Est-ce qu’on peut dire que vous êtes attachés à une certaine forme de confidentialité ? En d’autres termes, est-ce qu’un gros succès commercial pourrait coller avec ta vision artistique des choses et la façon dont tu envisages la musique ?
Je vois bien Dufus grandir lentement et sûrement pendant une période, disons… de 30 ans. Ça ne me semblerait pas si bizarre. Si quelque chose se passait brusquement, ça aurait l’air contre-nature.
Y a-t-il une raison particulière qui fasse que tu aies recours au langage parlé même dans les paroles des chansons inclues dans les livrets ? D’un point de vue marketing, j’imagine que ce n’est pas très payant.
Cette méthode d’écriture était la première étape de mes efforts en vue de créer un nouveau langage. J’ai beaucoup évolué depuis cette époque. Les gens n’auraient pas du tout pu comprendre ce que j’écrivais si j’avais gardé cette écriture pour les livrets. Les choses ont beaucoup changé depuis.
Il ne me semble pas évident de séparer ta musique d’un certain mode de vie, et tous deux ont cette connotation très « underground », si ça signifie quelque chose. Est-ce qu’il serait exagéré de dire que la musique de Dufus a une certaine portée sociale ?
Mon but ultime est de créer de la beauté. Il y a beaucoup d’obstacles à ce but. J’en ai parlé dans mes précédents travaux. C’était en réaction au Onze Septembre et à la guerre en Irak que nos deux albums sur ROIR ont été écrits. J’ai remarqué que les changements sociaux interviennent souvent quand les gens n’ont justement pas conscience des changements qu’ils occasionnent, et c’est quand ils agissent selon leur libre arbitre, accompagné d’un désir d’interaction positive que les changements les plus durables surviennent. Quand les gens se battent contre la guerre, ça crée simplement plus de guerre.
Est-ce que tu peux nous en dire plus sur tes activités parallèles ?
La plupart du temps, je crée des habits, en les détruisant et les recréant, en m’appropriant différents cadeaux de l’univers (je trouve des habits et d’autres objets divers pendant mes voyages) et les assemblant de telle sorte que ça accroche mon regard.
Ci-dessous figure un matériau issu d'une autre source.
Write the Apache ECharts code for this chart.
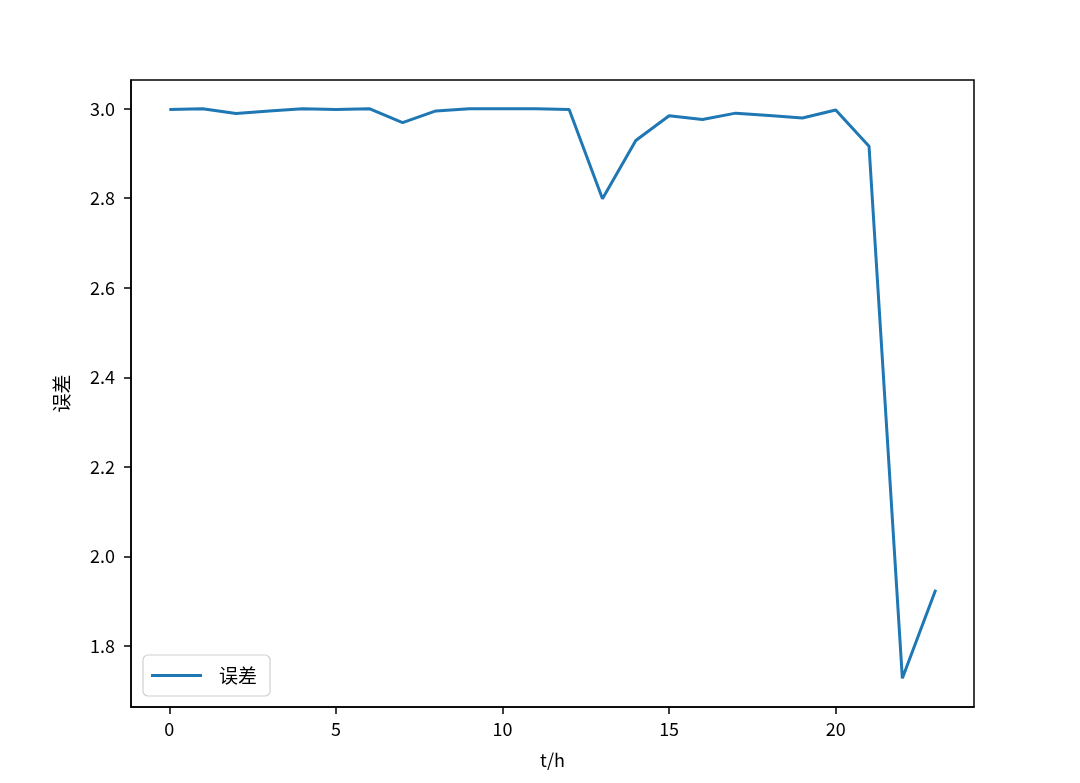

Je peins aussi, j’écris un peu. Mais la musique reste ma préoccupation principale. Cet hiver, j’enregistrerai mon nouvel opéra rock avec marionnettes, « 23 Psaegz », qui est une oeuvre en trois parties de quarante minutes, dont les sections ne se répètent pas. C’est donc un travail toujours mouvant, un vrai carambolage cérébral qui est censé réveiller l’auditeur. On n’a pas encore commencé à enregistrer. J’imagine que ce sera prêt à l’automne 2006. L’autre projet en cours est le nouvel album de Dufus, « The Last Classed Blast », qu’on est en train d’enregistrer. Il sortira sur Iron Man Records. Ils ont déjà sorti un de nos disques et ont beaucoup aidé à notre promotion. Des gens supers.
Est-ce que ce serait exagéré de dire que vous tendez vers une certaine forme de bestialité dans votre musique ?
En tant qu’êtres vivants, je pense que les animaux sont plus aboutis que les hommes, plus profondément en contact avec le désir universel, ne prenant généralement pas plus que ce dont ils ont besoin, ne tuant que par nécessité. Il y a chez moi une profonde admiration des mœurs animales. Et oui, on peut donc dire, en un sens, qu’il y a un degré de bestialité en moi. J’avais un coq domestique il y a quelques temps. Il m’a beaucoup appris à siffloter et à être attentif aux oiseaux. Une partie importante de ma musique vient des sons que j’entends quand je me balade dans les bois. J’ai appris au moins autant des sons des animaux que je ne l’ai fait au contact des hommes.